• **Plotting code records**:

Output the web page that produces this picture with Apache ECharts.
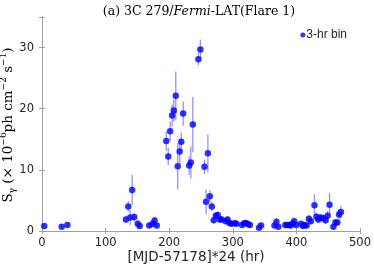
<!DOCTYPE html>
<html><head><meta charset="utf-8">
<script src="https://cdn.jsdelivr.net/npm/echarts@6/dist/echarts.min.js"></script>
<style>html,body{margin:0;padding:0;background:#fff}#c{width:374px;height:270px}</style>
</head><body><div id="c"></div>
<script>
const hours = [3.6,31,40,132,135.6,138.7,141.8,145,150.5,153.6,168.6,174,177,180.4,195.4,198.5,201.5,204.6,207.2,210.3,213.4,216.5,219,222,231.4,234,237.1,245.9,249,255.5,258,260.8,263.9,267,270,273.2,276.3,279.4,282.5,288.7,291.8,294.8,297.9,303,305.7,314.4,318,320.6,323.7,326.8,341.2,344.3,365.5,368.6,371.6,382.5,385.6,388,390.7,393.8,396.4,399.5,407.2,410.3,412.9,416,419.6,422.7,428.4,431.4,434.5,437.6,442.3,445.9,449,452.1,458.2,461.3,464.4,467,470];
const flux = [0.8,0.7,1.0,1.9,4.0,2.2,6.7,2.3,1.2,0.8,0.9,1.2,1.7,0.9,14.7,12.2,16.3,18.9,19.7,22.1,10.6,13.0,14.6,19.2,10.7,11.2,17.4,28.1,29.7,10.5,4.8,12.7,5.7,4.0,1.75,2.5,2.6,1.9,1.9,1.6,1.9,1.3,1.2,1.25,1.2,1.0,1.25,1.3,1.15,1.0,0.55,0.9,0.9,1.5,0.7,1.0,1.0,1.0,0.9,1.2,1.6,1.0,1.2,0.8,1.0,0.9,2.0,1.6,4.2,2.35,1.9,2.2,2.1,1.75,2.5,4.3,0.7,1.4,1.4,2.7,3.1];
const fluxErr = [0.3,0.3,0.3,0.6,0.9,1.2,2.5,0.7,0.5,0.4,0.4,0.5,0.6,0.4,1.6,1.4,1.6,1.8,1.8,4.0,3.8,2.0,1.5,2.0,1.5,2.6,4.5,1.0,1.6,1.2,2.0,3.1,1.0,0.8,0.5,0.5,0.6,0.5,0.5,0.4,0.5,0.4,0.4,0.4,0.4,0.4,0.4,0.4,0.4,0.4,0.3,0.4,0.4,0.5,0.3,0.4,0.4,0.4,0.4,0.4,0.5,0.4,0.4,0.4,0.4,0.4,0.6,0.5,1.8,0.7,0.6,0.6,0.6,0.6,0.8,1.9,0.4,0.5,0.5,0.8,1.0];
const xTicks = [0,100,200,300,400,500];
const yTicks = [0,10,20,30];

const pts = hours.map((h,i)=>[h, flux[i]]);
const errs = hours.map((h,i)=>[h, flux[i], fluxErr[i]]);
const chart = echarts.init(document.getElementById('c'), null, {renderer:'canvas'});
const axisCol = '#a0a0a0';
const labCol = '#262626';
chart.setOption({
  animation:false,
  title:{
    text:'{n|(a) 3C 279/}{i|Fermi}{n|-LAT(Flare 1)}',
    left:194, textAlign:'center', top:0,
    textStyle:{fontWeight:'normal', rich:{
      n:{fontFamily:'DejaVu Serif', fontSize:12.5, color:'#000', fontWeight:'normal'},
      i:{fontFamily:'DejaVu Serif', fontStyle:'italic', fontSize:12.5, color:'#000', fontWeight:'normal'}
    }}
  },
  legend:{
    data:[{name:'3-hr bin', icon:'circle'}],
    right:22, top:24, itemWidth:5, itemHeight:5, itemGap:2,
    textStyle:{fontFamily:'Liberation Sans', fontSize:12, color:labCol, padding:[0,0,0,-4]}
  },
  grid:{left:42, right:8, top:17, bottom:39},
  xAxis:[{
    type:'value', min:0, max:500, interval:100,
    axisLine:{lineStyle:{color:axisCol}},
    axisTick:{inside:true, length:3, lineStyle:{color:axisCol}},
    axisLabel:{color:labCol, fontFamily:'DejaVu Sans', fontSize:11.5, margin:6,
      formatter:v=> xTicks.includes(v)?String(v):''},
    splitLine:{show:false}
  },{
    type:'value', position:'top', min:0, max:500, interval:100,
    axisLine:{lineStyle:{color:axisCol}},
    axisTick:{inside:true, length:3, lineStyle:{color:axisCol}},
    axisLabel:{show:false}, splitLine:{show:false}
  }],
  yAxis:[{
    type:'value', min:0, max:35, interval:10,
    axisLine:{show:true, lineStyle:{color:axisCol}},
    axisTick:{show:true, inside:true, length:3, lineStyle:{color:axisCol}},
    axisLabel:{color:labCol, fontFamily:'DejaVu Sans', fontSize:11.5, margin:8,
      formatter:v=> yTicks.includes(v)?String(v):''},
    splitLine:{show:false}
  },{
    type:'value', position:'right', min:0, max:35, interval:10,
    axisLine:{show:true, lineStyle:{color:axisCol}},
    axisTick:{show:true, inside:true, length:3, lineStyle:{color:axisCol}},
    axisLabel:{show:false}, splitLine:{show:false}
  }],
  graphic:[{
    type:'text', x:196, y:257,
    style:{text:'[MJD-57178]*24 (hr)', textAlign:'center', textVerticalAlign:'middle',
      fontFamily:'DejaVu Sans', fontSize:13.5, fill:labCol}
  },{
    type:'text', x:8, y:125, rotation:Math.PI/2,
    style:{
      text:'{n|S}{sub|γ}{n| (× 10}{sup|−6}{n|ph cm}{sup|−2}{n| s}{sup|−1}{n|)}',
      textAlign:'center', textVerticalAlign:'middle',
      rich:{
        n:{fontFamily:'DejaVu Serif', fontSize:13.5, color:'#000', lineHeight:18, verticalAlign:'middle'},
        sup:{fontFamily:'DejaVu Serif', fontSize:9, color:'#000', lineHeight:18, verticalAlign:'top'},
        sub:{fontFamily:'DejaVu Serif', fontSize:9, color:'#000', lineHeight:18, verticalAlign:'bottom'}
      }
    }
  }],
  series:[{
    type:'custom', name:'err', silent:true, z:1,
    renderItem:function(params, api){
      const x=api.value(0), y=api.value(1), e=api.value(2);
      const p1=api.coord([x,y-e]), p2=api.coord([x,y+e]);
      return {type:'line', shape:{x1:p1[0],y1:p1[1],x2:p2[0],y2:p2[1]},
        style:{stroke:'rgba(110,110,255,0.75)', lineWidth:1.3}};
    },
    data:errs
  },{
    type:'scatter', name:'3-hr bin', data:pts, symbol:'circle', symbolSize:6.5, z:3,
    itemStyle:{color:'#0000ff'}
  }]
});
</script></body></html>
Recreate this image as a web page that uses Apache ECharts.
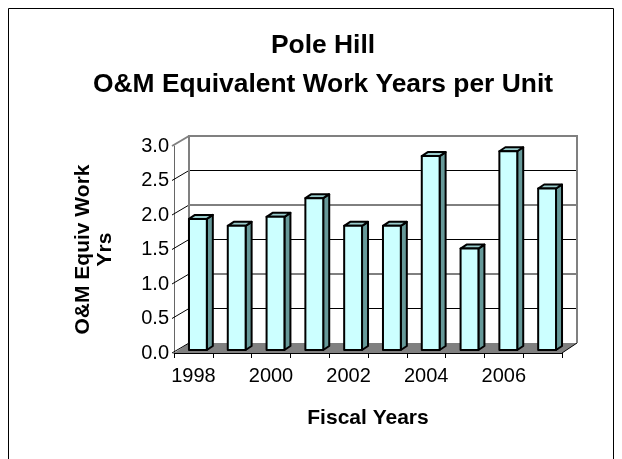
<!DOCTYPE html>
<html>
<head>
<meta charset="utf-8">
<script src="https://cdn.jsdelivr.net/npm/echarts@6/dist/echarts.min.js"></script>
<style>
  html, body { margin: 0; padding: 0; background: #fff; }
  #chart { width: 622px; height: 459px; }
</style>
</head>
<body>
<div id="chart"></div>
<script>
// fiscal years and O&M equivalent work years per unit
var years = ['1998', '1999', '2000', '2001', '2002', '2003', '2004', '2005', '2006', '2007'];
var workYears = [1.9, 1.8, 1.93, 2.2, 1.8, 1.8, 2.81, 1.47, 2.88, 2.34];
var yTicks = [0, 0.5, 1.0, 1.5, 2.0, 2.5, 3.0];

var FONT = '"Liberation Sans", Arial, sans-serif';
// depth of the box (back wall offset) and of the bars
var DX = 15, DY = -10;
var FX = 4.5, FY = -3;
var BX = 6, BY = -4;

var myChart = echarts.init(document.getElementById('chart'));

// back wall, floor, side wall diagonals
function renderWall(params, api) {
	var v = api.value(1);
	var vMax = yTicks[yTicks.length - 1];
	var band = api.size([1, 0])[0];
	var p = api.coord([0, v]);
	var xL = p[0] - band / 2;
	var xR = api.coord([years.length - 1, v])[0] + band / 2;
	var y = p[1];
	var y0 = api.coord([0, 0])[1];
	var children = [];
	if (v === 0) {
		children.push({
			type : 'polygon',
			shape : { points : [ [xL, y], [xR, y], [xR + DX, y + DY], [xL + DX, y + DY] ] },
			style : { fill : '#808080', stroke : null }
		});
		children.push({
			type : 'line',
			shape : { x1 : xR, y1 : y, x2 : xR + DX, y2 : y + DY },
			style : { stroke : '#000', lineWidth : 1 }
		});
	}
	if (v > 0 && v < vMax) {
		children.push({
			type : 'line',
			shape : { x1 : xL + DX, y1 : y + DY, x2 : xR + DX, y2 : y + DY },
			style : { stroke : '#000', lineWidth : 1 }
		});
	}
	children.push({
		type : 'line',
		shape : { x1 : xL - 2, y1 : y, x2 : xL + DX, y2 : y + DY },
		style : { stroke : v === vMax ? '#808080' : '#000', lineWidth : v === vMax ? 2 : 1 }
	});
	if (v === vMax) {
		children.push({
			type : 'polyline',
			shape : { points : [ [xL + DX, y0 + DY], [xL + DX, y + DY], [xR + DX, y + DY], [xR + DX, y0 + DY] ] },
			style : { stroke : '#808080', lineWidth : 2, fill : null }
		});
	}
	return { type : 'group', children : children };
}

// 3d looking column
function renderBar(params, api) {
	var i = api.value(0), v = api.value(1);
	var band = api.size([1, 0])[0];
	var base = api.coord([i, 0]);
	var top = api.coord([i, v]);
	var w = band * 0.46;
	var x1 = base[0] - w / 2 + FX, x2 = x1 + w;
	var yb = base[1] + FY, yt = top[1] + FY;
	var line = { stroke : '#000', lineWidth : 2, lineJoin : 'round' };
	return {
		type : 'group',
		children : [ {
			type : 'polygon',
			shape : { points : [ [x2, yt], [x2 + BX, yt + BY], [x2 + BX, yb + BY], [x2, yb] ] },
			style : Object.assign({ fill : '#669999' }, line)
		}, {
			type : 'polygon',
			shape : { points : [ [x1, yt], [x2, yt], [x2 + BX, yt + BY], [x1 + BX, yt + BY] ] },
			style : Object.assign({ fill : '#99CCCC' }, line)
		}, {
			type : 'rect',
			shape : { x : x1, y : yt, width : w, height : yb - yt },
			style : Object.assign({ fill : '#CCFFFF' }, line)
		} ]
	};
}

option = {
	backgroundColor : '#fff',
	animation : false,
	title : {
		text : 'Pole Hill\nO&M Equivalent Work Years per Unit',
		left : 318,
		top : 21,
		textAlign : 'center',
		textStyle : {
			fontFamily : FONT,
			fontWeight : 'bold',
			fontSize : 26.4,
			lineHeight : 39,
			color : '#000'
		}
	},
	graphic : [ {
		type : 'rect',
		shape : { x : 8.5, y : 8.5, width : 605, height : 480 },
		style : { fill : null, stroke : '#000', lineWidth : 1 },
		silent : true
	} ],
	grid : {
		left : 174,
		top : 146,
		width : 388,
		height : 207
	},
	xAxis : {
		type : 'category',
		data : years,
		z : 5,
		axisLine : { lineStyle : { color : '#000', width : 1 } },
		axisTick : { show : true, interval : 0, length : 5, lineStyle : { color : '#000' } },
		axisLabel : {
			interval : 1,
			margin : 13,
			fontFamily : FONT,
			fontSize : 20,
			color : '#000'
		},
		name : 'Fiscal Years',
		nameLocation : 'middle',
		nameGap : 55,
		nameTextStyle : { fontFamily : FONT, fontWeight : 'bold', fontSize : 21, color : '#000' },
		splitLine : { show : false }
	},
	yAxis : {
		type : 'value',
		min : 0,
		max : 3,
		interval : 0.5,
		axisLine : { show : true, lineStyle : { color : '#666', width : 1 } },
		axisTick : { show : false },
		axisLabel : {
			margin : 5,
			fontFamily : FONT,
			fontSize : 20,
			color : '#000',
			formatter : function(v) { return v.toFixed(1); }
		},
		name : 'O&M Equiv Work\nYrs',
		nameLocation : 'middle',
		nameGap : 58,
		nameRotate : 90,
		nameTextStyle : { fontFamily : FONT, fontWeight : 'bold', fontSize : 21, lineHeight : 22, color : '#000' },
		splitLine : { show : false }
	},
	series : [ {
		name : 'wall',
		type : 'custom',
		z : 1,
		silent : true,
		renderItem : renderWall,
		encode : { x : 0, y : 1 },
		data : yTicks.map(function(t) { return [0, t]; })
	}, {
		name : 'Equiv Work Years',
		type : 'custom',
		z : 3,
		renderItem : renderBar,
		encode : { x : 0, y : 1 },
		data : workYears.map(function(v, i) { return [i, v]; })
	} ]
};
myChart.setOption(option);
</script>
</body>
</html>
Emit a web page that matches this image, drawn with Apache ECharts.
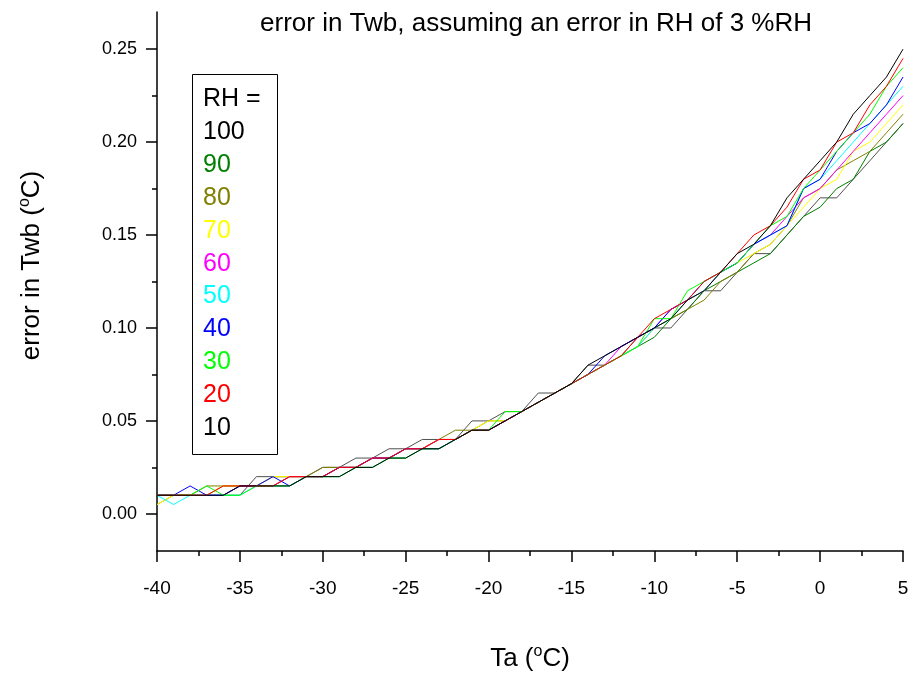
<!DOCTYPE html>
<html>
<head>
<meta charset="utf-8">
<script src="https://cdn.jsdelivr.net/npm/echarts@6/dist/echarts.min.js"></script>
<style>html,body{margin:0;padding:0;background:#fff}#c{width:915px;height:677px}</style>
</head>
<body>
<div id="c"></div>
<script>
// Air temperature Ta (°C)
const temps = [-40,-39,-38,-37,-36,-35,-34,-33,-32,-31,-30,-29,-28,-27,-26,-25,-24,-23,-22,-21,-20,-19,-18,-17,-16,-15,-14,-13,-12,-11,-10,-9,-8,-7,-6,-5,-4,-3,-2,-1,0,1,2,3,4,5];
// error in Twb (°C) per RH
const rh100 = [.010,.010,.010,.010,.010,.010,.020,.020,.020,.020,.025,.025,.030,.030,.035,.035,.040,.040,.040,.050,.050,.055,.055,.065,.065,.070,.080,.080,.085,.095,.100,.100,.110,.120,.120,.130,.140,.140,.150,.160,.170,.170,.180,.190,.200,.210];
const rh90  = [.010,.010,.010,.010,.015,.015,.015,.015,.020,.020,.020,.025,.025,.030,.030,.035,.035,.040,.040,.045,.045,.050,.055,.060,.065,.070,.075,.080,.085,.090,.095,.105,.110,.120,.125,.130,.135,.140,.150,.160,.165,.175,.180,.195,.200,.210];
const rh80  = [.005,.010,.010,.015,.015,.015,.015,.020,.020,.020,.025,.025,.025,.030,.030,.035,.035,.040,.045,.045,.050,.050,.055,.060,.065,.070,.075,.080,.085,.090,.100,.105,.110,.115,.125,.130,.140,.145,.155,.170,.175,.185,.190,.195,.205,.215];
const rh70  = [.005,.010,.010,.010,.015,.015,.015,.020,.020,.020,.020,.025,.025,.030,.030,.035,.035,.040,.040,.045,.050,.050,.055,.060,.065,.070,.075,.080,.085,.090,.100,.105,.115,.120,.130,.135,.140,.145,.155,.165,.175,.180,.195,.200,.210,.220];
const rh60  = [.010,.010,.010,.010,.010,.015,.015,.015,.020,.020,.020,.025,.025,.030,.030,.035,.035,.040,.040,.045,.045,.050,.055,.060,.065,.070,.075,.080,.090,.095,.100,.110,.115,.120,.130,.135,.145,.150,.160,.170,.175,.185,.195,.205,.215,.225];
const rh50  = [.010,.005,.010,.010,.010,.010,.015,.015,.015,.020,.020,.020,.025,.025,.030,.030,.035,.035,.040,.045,.045,.050,.055,.060,.065,.070,.075,.080,.085,.090,.100,.105,.115,.120,.130,.135,.145,.150,.155,.175,.180,.190,.200,.210,.220,.230];
const rh40  = [.010,.010,.015,.010,.010,.015,.015,.020,.015,.020,.020,.025,.025,.030,.030,.035,.035,.035,.040,.045,.045,.050,.055,.060,.065,.070,.075,.085,.090,.095,.100,.110,.115,.125,.130,.135,.145,.150,.155,.175,.180,.195,.205,.210,.220,.235];
const rh30  = [.010,.010,.010,.015,.010,.010,.015,.015,.015,.020,.020,.020,.025,.025,.030,.030,.035,.035,.040,.045,.045,.055,.055,.060,.065,.070,.075,.080,.085,.090,.105,.105,.120,.125,.130,.135,.145,.155,.160,.175,.185,.195,.205,.215,.230,.240];
const rh20  = [.010,.010,.010,.010,.015,.015,.015,.015,.020,.020,.020,.025,.025,.030,.030,.035,.035,.040,.040,.045,.045,.050,.055,.060,.065,.070,.075,.080,.085,.095,.105,.110,.115,.125,.130,.140,.150,.155,.165,.180,.185,.200,.205,.220,.230,.245];
const rh10  = [.010,.010,.010,.010,.010,.015,.015,.015,.015,.020,.020,.020,.025,.025,.030,.030,.035,.035,.040,.045,.045,.050,.055,.060,.065,.070,.080,.085,.090,.095,.100,.105,.115,.120,.130,.140,.145,.155,.170,.180,.190,.200,.215,.225,.235,.250];

const seriesNames = ['100','90','80','70','60','50','40','30','20','10'];
const seriesData = [rh100, rh90, rh80, rh70, rh60, rh50, rh40, rh30, rh20, rh10];
const lineColors = ['#505050','#008000','#808000','#ffff00','#ff00ff','#00ffff','#0000ff','#00ff00','#ff0000','#000000'];
const textColors = ['#000000','#008000','#808000','#ffff00','#ff00ff','#00ffff','#0000ff','#00ff00','#ff0000','#000000'];
const yTicks = [0,0.05,0.10,0.15,0.20,0.25];
const yMinorTicks = [0.025,0.075,0.125,0.175,0.225];

const FONT = 'Liberation Sans, Arial, sans-serif';
const chart = echarts.init(document.getElementById('c'));

const series = seriesNames.map((n, k) => ({
  name: n,
  type: 'line',
  xAxisIndex: 0,
  yAxisIndex: 0,
  showSymbol: false,
  symbol: 'none',
  lineStyle: { width: 1, color: lineColors[k] },
  itemStyle: { color: lineColors[k] },
  emphasis: { disabled: true },
  data: temps.map((t, i) => [t, seriesData[k][i]])
}));

const supRich = { sup: { fontSize: 16, fontFamily: FONT, color: '#000', padding: [0, 0, 14, 0] } };

chart.setOption({
  animation: false,
  backgroundColor: '#ffffff',
  textStyle: { fontFamily: FONT },
  title: {
    text: 'error in Twb, assuming an error in RH of 3 %RH',
    left: 531, top: 6, textAlign: 'center',
    textStyle: { fontFamily: FONT, fontSize: 26, fontWeight: 'normal', color: '#000' }
  },
  grid: { left: 157, right: 12, top: 12, bottom: 117, containLabel: false },
  legend: {
    orient: 'vertical',
    left: 198, top: 120,
    padding: 0,
    itemGap: 7.8,
    itemWidth: 0, itemHeight: 0,
    icon: 'none',
    selectedMode: false,
    textStyle: { fontFamily: FONT, fontSize: 25, lineHeight: 25 },
    data: seriesNames.map((n, k) => ({ name: n, icon: 'none', textStyle: { color: textColors[k] } }))
  },
  graphic: [
    { type: 'rect', left: 190, top: 72, shape: { width: 85, height: 380 }, style: { fill: 'none', stroke: '#000', lineWidth: 1 }, z: 100 },
    { type: 'text', left: 203, top: 87, style: { text: 'RH =', fontFamily: FONT, fontSize: 25, fill: '#000' }, z: 100 }
  ],
  xAxis: {
    type: 'value', min: -40, max: 5, interval: 5,
    name: 'Ta ({sup|o}C)', nameLocation: 'middle', nameGap: 93,
    nameTextStyle: { fontFamily: FONT, fontSize: 26, color: '#000', rich: supRich },
    axisLine: { show: true, onZero: false, lineStyle: { color: '#000', width: 1.5 } },
    axisTick: { show: true, inside: false, length: 11, lineStyle: { color: '#000', width: 1.5 } },
    minorTick: { show: true, splitNumber: 2, length: 5, lineStyle: { color: '#000', width: 1.5 } },
    axisLabel: { fontFamily: FONT, fontSize: 19, color: '#000', margin: 28 },
    splitLine: { show: false }, minorSplitLine: { show: false }
  },
  yAxis: [{
    type: 'value', min: -0.02, max: 0.27,
    name: 'error in Twb ({sup|o}C)', nameLocation: 'middle', nameGap: 110, nameRotate: 90,
    nameTextStyle: { fontFamily: FONT, fontSize: 26, color: '#000', rich: supRich, padding: [0, 0, 0, 32] },
    axisLine: { show: true, onZero: false, lineStyle: { color: '#000', width: 1.5 } },
    axisTick: { show: true, inside: false, length: 11, customValues: yTicks, lineStyle: { color: '#000', width: 1.5 } },
    axisLabel: { fontFamily: FONT, fontSize: 18, color: '#000', margin: 20, customValues: yTicks,
      formatter: v => v.toFixed(2) },
    splitLine: { show: false }
  }, {
    type: 'value', min: -0.02, max: 0.27, position: 'left',
    axisLine: { show: false, onZero: false },
    axisTick: { show: true, inside: false, length: 5, customValues: yMinorTicks, lineStyle: { color: '#000', width: 1.5 } },
    axisLabel: { show: false },
    splitLine: { show: false }
  }],
  series: series
});
</script>
</body>
</html>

• **TO DO**: The first line to give again is the one with "Recreate this image", and the last is the one with "var BX = 6, BY = -4;". Repeat them and everything between exactly, minus the pictures.

• **EXERCISE RESPONSE**:
Recreate this image as a web page that uses Apache ECharts.
<!DOCTYPE html>
<html>
<head>
<meta charset="utf-8">
<script src="https://cdn.jsdelivr.net/npm/echarts@6/dist/echarts.min.js"></script>
<style>
  html, body { margin: 0; padding: 0; background: #fff; }
  #chart { width: 622px; height: 459px; }
</style>
</head>
<body>
<div id="chart"></div>
<script>
// fiscal years and O&M equivalent work years per unit
var years = ['1998', '1999', '2000', '2001', '2002', '2003', '2004', '2005', '2006', '2007'];
var workYears = [1.9, 1.8, 1.93, 2.2, 1.8, 1.8, 2.81, 1.47, 2.88, 2.34];
var yTicks = [0, 0.5, 1.0, 1.5, 2.0, 2.5, 3.0];

var FONT = '"Liberation Sans", Arial, sans-serif';
// depth of the box (back wall offset) and of the bars
var DX = 15, DY = -10;
var FX = 4.5, FY = -3;
var BX = 6, BY = -4;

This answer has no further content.